Science fiction often leads to science reality. C’mon, don’t tell me you haven’t seen the similarity between Capt. James T. Kirk’s communicator and a clamshell cell phone. The blur between fiction and reality is what makes entertainment TV so entertaining. Ideas show up as reality when, truthfully, they are figments in the fertile imaginations of script writers who seem to be able to look around the next corner.
I’m no scriptwriter but when I start looking around the corner I see Intuitive TV (ITV) as the next evolution of interactive TV. ITV, in my vision, will give customers what they really want rather than what they think they want.
This idea of matching a viewer’s wants got a test spin, of sorts, on TV this past season when characters in an episode of “Bones” signed up for a dating service that linked their profiles and then used the GPS on their cell phones to alert them when someone they might like was in the vicinity. Because this was a crime show, the dating service was run by an evil genius who, in the end, turned out to be a stalker but the idea had legs: find out what really interests singles then connect them.
This kind of thing would need some buy-in from the participants, but that’s not as big a privacy hassle as it’s been in the past. Today’s early adopters eagerly concede some privacy to get features.
Imagine taking this fictional concept to television, and not just as part of a weekly show.
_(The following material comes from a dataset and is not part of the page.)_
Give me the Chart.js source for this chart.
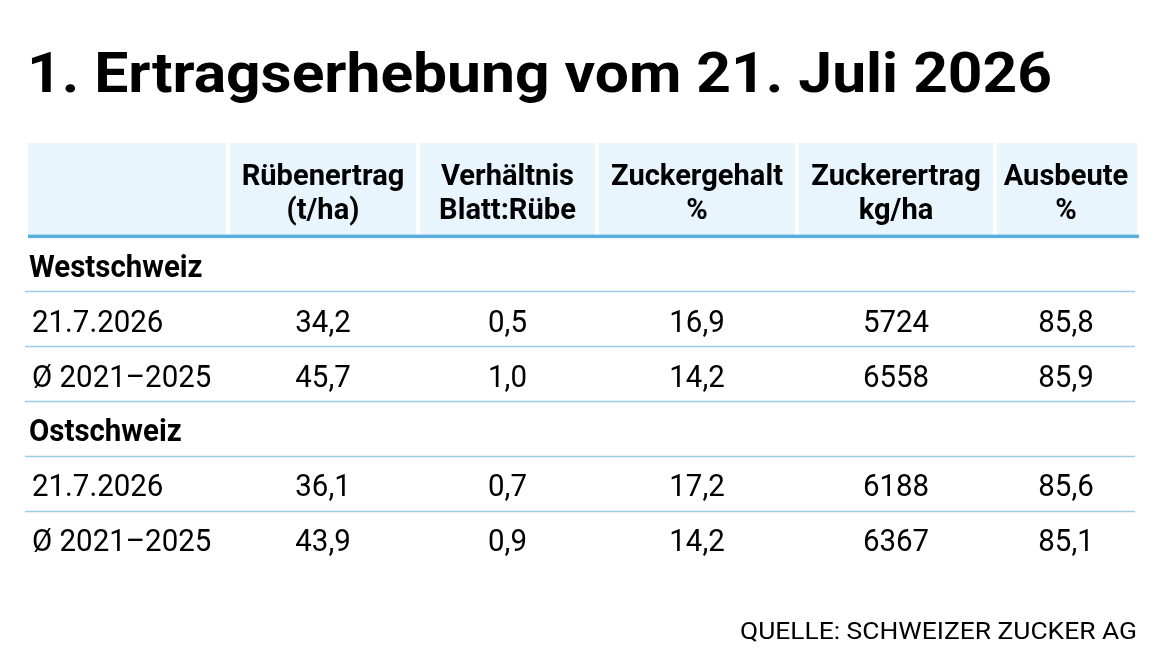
<!DOCTYPE html>
<html lang="de">
<head>
<meta charset="utf-8">
<title>1. Ertragserhebung vom 21. Juli 2026</title>
<script src="https://cdn.jsdelivr.net/npm/chart.js@4.4.1/dist/chart.umd.min.js"></script>
<style>
  html, body { margin: 0; padding: 0; background: #fff; }
</style>
</head>
<body>
<canvas id="table" width="1170" height="655"></canvas>
<script>
const title = '1. Ertragserhebung vom 21. Juli 2026';
const source = 'QUELLE: SCHWEIZER ZUCKER AG';

// column headers (two lines each) and decimals per column
const columns = [
  ['Rübenertrag', '(t/ha)'],
  ['Verhältnis', 'Blatt:Rübe'],
  ['Zuckergehalt', '%'],
  ['Zuckerertrag', 'kg/ha'],
  ['Ausbeute', '%']
];
const decimals = [1, 1, 1, 0, 1];

// rows of the table, group rows are bold and have no values
const rowLabels = ['Westschweiz', '21.7.2026', 'Ø 2021–2025', 'Ostschweiz', '21.7.2026', 'Ø 2021–2025'];
const groupRows = [0, 3];

const west2026 = [34.2, 0.5, 16.9, 5724, 85.8];
const westAvg = [45.7, 1.0, 14.2, 6558, 85.9];
const east2026 = [36.1, 0.7, 17.2, 6188, 85.6];
const eastAvg = [43.9, 0.9, 14.2, 6367, 85.1];

// layout only: widths of the table columns, the first is the label column
const colWidths = [200, 190, 179, 200, 198, 142];
const edges = colWidths.reduce((acc, w) => acc.concat(acc[acc.length - 1] + w), [0]);
const colCentre = i => (edges[i + 1] + edges[i + 2]) / 2;

const fmt = (v, d) => v.toFixed(d).replace('.', ',');

// draw text scaled horizontally (the original face is a condensed grotesk);
// pass either a factor or a target width
function squeezed(ctx, s, x, y, factor, targetW) {
  const w = ctx.measureText(s).width;
  const sx = targetW ? targetW / w : factor;
  ctx.save();
  ctx.translate(x, y);
  ctx.scale(sx, 1);
  ctx.fillText(s, 0, 0);
  ctx.restore();
}

const BODY = '31px Roboto';
const BOLD = 'bold 31px Roboto';
const SQ = 0.95;

const tablePlugin = {
  id: 'table',
  beforeDraw(chart) {
    const { ctx, chartArea: a, scales: { x, y } } = chart;
    ctx.save();
    ctx.fillStyle = '#fff';
    ctx.fillRect(0, 0, chart.width, chart.height);

    // title
    ctx.fillStyle = '#000';
    ctx.textAlign = 'left';
    ctx.textBaseline = 'alphabetic';
    ctx.font = 'bold 56px Roboto';
    squeezed(ctx, title, 27, 92, 1, 1025);

    // header band with white column gaps
    const bandTop = a.top - 95.5;
    const bandBottom = a.top - 3;
    ctx.fillStyle = '#e8f5fc';
    ctx.fillRect(a.left, bandTop, a.right - a.left, bandBottom - bandTop);
    ctx.fillStyle = '#fff';
    edges.slice(1, -1).forEach(e => {
      ctx.fillRect(x.getPixelForValue(e) - 2, bandTop, 4, bandBottom - bandTop);
    });
    ctx.fillStyle = '#5aaedc';
    ctx.fillRect(a.left, a.top - 4, a.right - a.left + 2, 3.5);

    // header text
    ctx.fillStyle = '#000';
    ctx.textAlign = 'center';
    ctx.font = 'bold 30px Roboto';
    columns.forEach((lines, i) => {
      const cx = x.getPixelForValue(colCentre(i));
      squeezed(ctx, lines[0], cx, a.top - 54, 0.97);
      squeezed(ctx, lines[1], cx, a.top - 20, 0.97);
    });

    // row separators
    ctx.strokeStyle = '#9fcbe4';
    ctx.lineWidth = 1.5;
    for (let r = 0; r < rowLabels.length - 1; r++) {
      const py = Math.round(y.getPixelForValue(r + 0.5)) - 1.5;
      ctx.beginPath();
      ctx.moveTo(a.left - 3, py);
      ctx.lineTo(a.right - 2, py);
      ctx.stroke();
    }

    // row labels
    ctx.textAlign = 'left';
    rowLabels.forEach((label, r) => {
      const group = groupRows.includes(r);
      ctx.font = group ? BOLD : BODY;
      squeezed(ctx, label, a.left + (group ? 1 : 4), y.getPixelForValue(r) + 11, group ? 0.95 : SQ);
    });

    // source
    ctx.font = '24px Roboto';
    ctx.textAlign = 'right';
    squeezed(ctx, source, a.right, 639, 1, 397);
    ctx.restore();
  },
  afterDatasetsDraw(chart) {
    const { ctx } = chart;
    ctx.save();
    ctx.fillStyle = '#000';
    ctx.font = BODY;
    ctx.textAlign = 'center';
    ctx.textBaseline = 'alphabetic';
    chart.data.datasets.forEach((ds, di) => {
      chart.getDatasetMeta(di).data.forEach((pt, i) => {
        squeezed(ctx, fmt(ds.values[i], decimals[i]), pt.x, pt.y + 11, SQ);
      });
    });
    ctx.restore();
  }
};

const series = [
  { values: west2026, row: 1 },
  { values: westAvg, row: 2 },
  { values: east2026, row: 4 },
  { values: eastAvg, row: 5 }
];

new Chart(document.getElementById('table'), {
  type: 'scatter',
  data: {
    datasets: series.map(s => ({
      values: s.values,
      data: s.values.map((v, i) => ({ x: colCentre(i), y: s.row })),
      pointRadius: 0,
      pointHoverRadius: 0
    }))
  },
  options: {
    responsive: false,
    animation: false,
    events: [],
    layout: { padding: { left: 28, right: 33, top: 238.6, bottom: 87.6 } },
    scales: {
      x: { type: 'linear', min: 0, max: edges[edges.length - 1], display: false },
      y: { type: 'linear', min: -0.5, max: rowLabels.length - 0.5, reverse: true, display: false }
    },
    plugins: { legend: { display: false }, tooltip: { enabled: false } }
  },
  plugins: [tablePlugin]
});
</script>
</body>
</html>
TV for too long has played catch-up and copycat with the Web and cell phones. It’s embarrassing. Here’s a medium with millions of eyes glued every minute looking to mimic concepts used by computer nerds and vapid teens.
The TV medium needs to push past today’s reality and into the world of science fiction. Interactive television offers a foundation to take advertising from the top of the marketing funnel where everybody watches the ad to the bottom where only the most elite viewers with the greatest interest remain. Intuitive TV takes it even further.
Like all good science fiction, it won’t happen today but somewhere down the line a consenting TV viewer will provide not just a list of likes and dislikes but will, by responding to carefully phrased psychographic questions, offer a glimpse of his/her inner desires before even turning on the set. This will be like a GPS system to guide programmers to deliver the right content to the right person without detours for channel guides and channel changes. For advertisers it will be nirvana; an opportunity to target a specific spot to a user who’s predisposed to pay attention.
Okay, this means building more network intelligence than is currently feasible, even with set-tops that approximate computers. But, as more viewers skip more ads on their DVRs it will only be a matter of time until someone makes it possible for a programmer or advertiser to intuitively target what a consumer wants – even if the consumer doesn’t know s/he wants it.
Science fiction is only the prelude to science reality. And Intuitive TV and the ability to target programming and advertising is the first chapter.